Short exercise:
Repeat the entries that follow verbatim, without any of their pictures.

Data records:
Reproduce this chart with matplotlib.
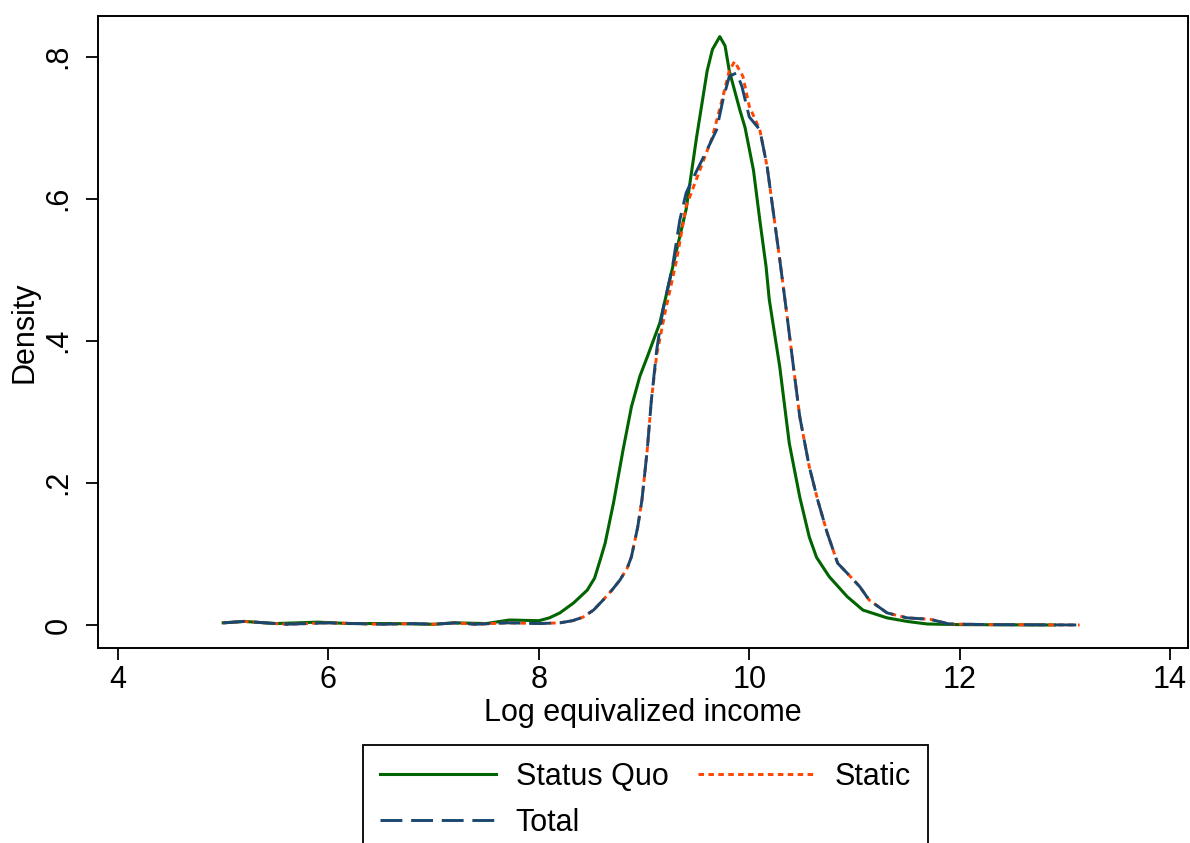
import matplotlib
matplotlib.use("Agg")
import matplotlib.pyplot as plt

plt.rcParams['font.family'] = ['Liberation Sans', 'DejaVu Sans']

# ---- data ----
sq_x = [5.0, 5.2, 5.5, 5.9, 6.2, 6.6, 7.0, 7.2, 7.5, 7.72, 8.0, 8.1, 8.2, 8.33, 8.46, 8.53,
        8.58, 8.63, 8.71, 8.80, 8.88, 8.96, 9.03, 9.15, 9.31, 9.40, 9.50, 9.60, 9.65,
        9.72, 9.77, 9.81, 9.91, 9.96, 10.04, 10.10, 10.16, 10.19, 10.29, 10.38, 10.48,
        10.57, 10.64, 10.76, 10.93, 11.08, 11.31, 11.5, 11.69, 12.0, 12.9]
sq_y = [0.003, 0.005, 0.002, 0.004, 0.002, 0.002, 0.001, 0.003, 0.002, 0.007, 0.006,
        0.010, 0.017, 0.031, 0.049, 0.066, 0.090, 0.115, 0.172, 0.246, 0.307, 0.350,
        0.377, 0.425, 0.528, 0.585, 0.687, 0.780, 0.810, 0.828, 0.815, 0.780, 0.725,
        0.700, 0.640, 0.570, 0.504, 0.458, 0.363, 0.256, 0.180, 0.124, 0.095, 0.068,
        0.040, 0.021, 0.010, 0.005, 0.0014, 0.0005, 0.0]

tot_x = [5.0, 5.2, 5.6, 6.0, 6.5, 6.8, 7.0, 7.2, 7.4, 7.7, 8.0, 8.2, 8.32, 8.42, 8.52,
         8.61, 8.70, 8.77, 8.84, 8.88, 8.94, 8.98, 9.03, 9.07, 9.12, 9.18, 9.27, 9.34,
         9.40, 9.46, 9.60, 9.69, 9.75, 9.81, 9.88, 9.93, 10.0, 10.1, 10.17, 10.29, 10.36,
         10.42, 10.48, 10.57, 10.65, 10.74, 10.84, 10.93, 11.05, 11.14, 11.31, 11.5,
         11.72, 11.9, 12.3, 13.14]
tot_y = [0.003, 0.005, 0.001, 0.003, 0.001, 0.002, 0.001, 0.003, 0.001, 0.003, 0.002,
         0.003, 0.006, 0.011, 0.021, 0.035, 0.050, 0.063, 0.080, 0.096, 0.138, 0.176,
         0.246, 0.317, 0.387, 0.444, 0.504, 0.570, 0.608, 0.627, 0.669, 0.697, 0.739,
         0.772, 0.777, 0.758, 0.715, 0.697, 0.645, 0.514, 0.434, 0.363, 0.293, 0.223,
         0.176, 0.130, 0.087, 0.073, 0.054, 0.035, 0.017, 0.010, 0.008, 0.0014, 0.0005,
         0.0]

st_x = [5.0, 5.2, 5.6, 6.0, 6.5, 6.8, 7.0, 7.2, 7.4, 7.7, 8.0, 8.2, 8.32, 8.42, 8.52,
        8.61, 8.70, 8.77, 8.84, 8.88, 8.94, 8.98, 9.03, 9.07, 9.12, 9.20, 9.31, 9.40,
        9.53, 9.65, 9.75, 9.81, 9.86, 9.94, 10.0, 10.1, 10.17, 10.29, 10.36, 10.42,
        10.48, 10.57, 10.65, 10.74, 10.84, 10.93, 11.05, 11.14, 11.31, 11.5, 11.72,
        11.9, 12.3, 13.14]
st_y = [0.003, 0.005, 0.001, 0.003, 0.001, 0.002, 0.001, 0.003, 0.001, 0.003, 0.002,
        0.003, 0.006, 0.011, 0.021, 0.035, 0.050, 0.063, 0.080, 0.096, 0.138, 0.176,
        0.246, 0.317, 0.380, 0.440, 0.514, 0.589, 0.640, 0.687, 0.744, 0.780, 0.793,
        0.772, 0.730, 0.697, 0.645, 0.514, 0.434, 0.363, 0.293, 0.223, 0.176, 0.130,
        0.087, 0.073, 0.054, 0.035, 0.017, 0.010, 0.008, 0.0014, 0.0005, 0.0]

x_ticks = [4, 6, 8, 10, 12, 14]
y_ticks = [0, 0.2, 0.4, 0.6, 0.8]
y_tick_labels = ["0", ".2", ".4", ".6", ".8"]
labels = ["Status Quo", "Static", "Total"]
colors = ["#006400", "#FF4500", "#1A476F"]

fig = plt.figure(figsize=(11.9, 8.43), dpi=100)
ax = fig.add_axes([98 / 1190, 1 - 648 / 843, (1188 - 98) / 1190, (648 - 16) / 843])

l1, = ax.plot(sq_x, sq_y, color=colors[0], lw=2.2, solid_joinstyle='round')
l2, = ax.plot(st_x, st_y, color=colors[1], lw=2.1, dashes=(1.9, 1.5))
l3, = ax.plot(tot_x, tot_y, color=colors[2], lw=2.1, dashes=(7.5, 3))

ax.set_xlim(3.81, 14.17)
ax.set_ylim(-0.0324, 0.857)
ax.set_xticks(x_ticks)
ax.set_xticklabels([str(t) for t in x_ticks])
ax.set_yticks(y_ticks)
ax.set_yticklabels(y_tick_labels, rotation=90, va='center')
ax.tick_params(axis='both', direction='out', length=8.5, width=1.3, labelsize=22)
ax.tick_params(axis='y', pad=9)
ax.tick_params(axis='x', pad=4)
for s in ax.spines.values():
    s.set_linewidth(1.4)
ax.set_xlabel("Log equivalized income", fontsize=22, labelpad=2)
ax.set_ylabel("Density", fontsize=22, labelpad=3)

leg = fig.legend([l1, l3, l2], [labels[0], labels[2], labels[1]], ncol=2,
                 loc='upper left', bbox_to_anchor=(363 / 1190, 1 - 745 / 843),
                 fontsize=22, frameon=True, fancybox=False, edgecolor='black',
                 framealpha=1.0,
                 handlelength=3.8, handletextpad=0.65, columnspacing=0.98,
                 labelspacing=0.52, borderpad=0.55, borderaxespad=0)
leg.get_frame().set_linewidth(1.3)

fig.savefig("out.png", dpi=100)
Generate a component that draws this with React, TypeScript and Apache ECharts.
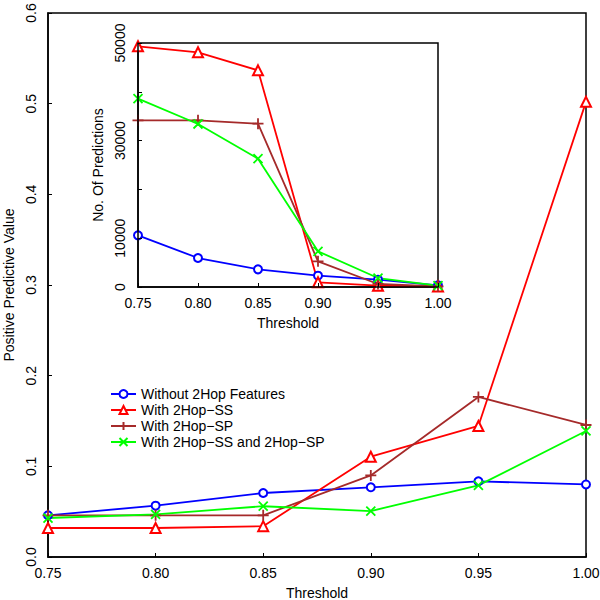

The reply:
Reproduce this chart with matplotlib.
import matplotlib
matplotlib.use("Agg")
import matplotlib.pyplot as plt

plt.rcParams['font.family'] = ['Liberation Sans', 'DejaVu Sans']

# ---- data ----
sq_x = [5.0, 5.2, 5.5, 5.9, 6.2, 6.6, 7.0, 7.2, 7.5, 7.72, 8.0, 8.1, 8.2, 8.33, 8.46, 8.53,
        8.58, 8.63, 8.71, 8.80, 8.88, 8.96, 9.03, 9.15, 9.31, 9.40, 9.50, 9.60, 9.65,
        9.72, 9.77, 9.81, 9.91, 9.96, 10.04, 10.10, 10.16, 10.19, 10.29, 10.38, 10.48,
        10.57, 10.64, 10.76, 10.93, 11.08, 11.31, 11.5, 11.69, 12.0, 12.9]
sq_y = [0.003, 0.005, 0.002, 0.004, 0.002, 0.002, 0.001, 0.003, 0.002, 0.007, 0.006,
        0.010, 0.017, 0.031, 0.049, 0.066, 0.090, 0.115, 0.172, 0.246, 0.307, 0.350,
        0.377, 0.425, 0.528, 0.585, 0.687, 0.780, 0.810, 0.828, 0.815, 0.780, 0.725,
        0.700, 0.640, 0.570, 0.504, 0.458, 0.363, 0.256, 0.180, 0.124, 0.095, 0.068,
        0.040, 0.021, 0.010, 0.005, 0.0014, 0.0005, 0.0]

tot_x = [5.0, 5.2, 5.6, 6.0, 6.5, 6.8, 7.0, 7.2, 7.4, 7.7, 8.0, 8.2, 8.32, 8.42, 8.52,
         8.61, 8.70, 8.77, 8.84, 8.88, 8.94, 8.98, 9.03, 9.07, 9.12, 9.18, 9.27, 9.34,
         9.40, 9.46, 9.60, 9.69, 9.75, 9.81, 9.88, 9.93, 10.0, 10.1, 10.17, 10.29, 10.36,
         10.42, 10.48, 10.57, 10.65, 10.74, 10.84, 10.93, 11.05, 11.14, 11.31, 11.5,
         11.72, 11.9, 12.3, 13.14]
tot_y = [0.003, 0.005, 0.001, 0.003, 0.001, 0.002, 0.001, 0.003, 0.001, 0.003, 0.002,
         0.003, 0.006, 0.011, 0.021, 0.035, 0.050, 0.063, 0.080, 0.096, 0.138, 0.176,
         0.246, 0.317, 0.387, 0.444, 0.504, 0.570, 0.608, 0.627, 0.669, 0.697, 0.739,
         0.772, 0.777, 0.758, 0.715, 0.697, 0.645, 0.514, 0.434, 0.363, 0.293, 0.223,
         0.176, 0.130, 0.087, 0.073, 0.054, 0.035, 0.017, 0.010, 0.008, 0.0014, 0.0005,
         0.0]

st_x = [5.0, 5.2, 5.6, 6.0, 6.5, 6.8, 7.0, 7.2, 7.4, 7.7, 8.0, 8.2, 8.32, 8.42, 8.52,
        8.61, 8.70, 8.77, 8.84, 8.88, 8.94, 8.98, 9.03, 9.07, 9.12, 9.20, 9.31, 9.40,
        9.53, 9.65, 9.75, 9.81, 9.86, 9.94, 10.0, 10.1, 10.17, 10.29, 10.36, 10.42,
        10.48, 10.57, 10.65, 10.74, 10.84, 10.93, 11.05, 11.14, 11.31, 11.5, 11.72,
        11.9, 12.3, 13.14]
st_y = [0.003, 0.005, 0.001, 0.003, 0.001, 0.002, 0.001, 0.003, 0.001, 0.003, 0.002,
        0.003, 0.006, 0.011, 0.021, 0.035, 0.050, 0.063, 0.080, 0.096, 0.138, 0.176,
        0.246, 0.317, 0.380, 0.440, 0.514, 0.589, 0.640, 0.687, 0.744, 0.780, 0.793,
        0.772, 0.730, 0.697, 0.645, 0.514, 0.434, 0.363, 0.293, 0.223, 0.176, 0.130,
        0.087, 0.073, 0.054, 0.035, 0.017, 0.010, 0.008, 0.0014, 0.0005, 0.0]

x_ticks = [4, 6, 8, 10, 12, 14]
y_ticks = [0, 0.2, 0.4, 0.6, 0.8]
y_tick_labels = ["0", ".2", ".4", ".6", ".8"]
labels = ["Status Quo", "Static", "Total"]
colors = ["#006400", "#FF4500", "#1A476F"]

fig = plt.figure(figsize=(11.9, 8.43), dpi=100)
ax = fig.add_axes([98 / 1190, 1 - 648 / 843, (1188 - 98) / 1190, (648 - 16) / 843])

l1, = ax.plot(sq_x, sq_y, color=colors[0], lw=2.2, solid_joinstyle='round')
l2, = ax.plot(st_x, st_y, color=colors[1], lw=2.1, dashes=(1.9, 1.5))
l3, = ax.plot(tot_x, tot_y, color=colors[2], lw=2.1, dashes=(7.5, 3))

ax.set_xlim(3.81, 14.17)
ax.set_ylim(-0.0324, 0.857)
ax.set_xticks(x_ticks)
ax.set_xticklabels([str(t) for t in x_ticks])
ax.set_yticks(y_ticks)
ax.set_yticklabels(y_tick_labels, rotation=90, va='center')
ax.tick_params(axis='both', direction='out', length=8.5, width=1.3, labelsize=22)
ax.tick_params(axis='y', pad=9)
ax.tick_params(axis='x', pad=4)
for s in ax.spines.values():
    s.set_linewidth(1.4)
ax.set_xlabel("Log equivalized income", fontsize=22, labelpad=2)
ax.set_ylabel("Density", fontsize=22, labelpad=3)

leg = fig.legend([l1, l3, l2], [labels[0], labels[2], labels[1]], ncol=2,
                 loc='upper left', bbox_to_anchor=(363 / 1190, 1 - 745 / 843),
                 fontsize=22, frameon=True, fancybox=False, edgecolor='black',
                 framealpha=1.0,
                 handlelength=3.8, handletextpad=0.65, columnspacing=0.98,
                 labelspacing=0.52, borderpad=0.55, borderaxespad=0)
leg.get_frame().set_linewidth(1.3)

fig.savefig("out.png", dpi=100)
Generate a component that draws this with React, TypeScript and Apache ECharts.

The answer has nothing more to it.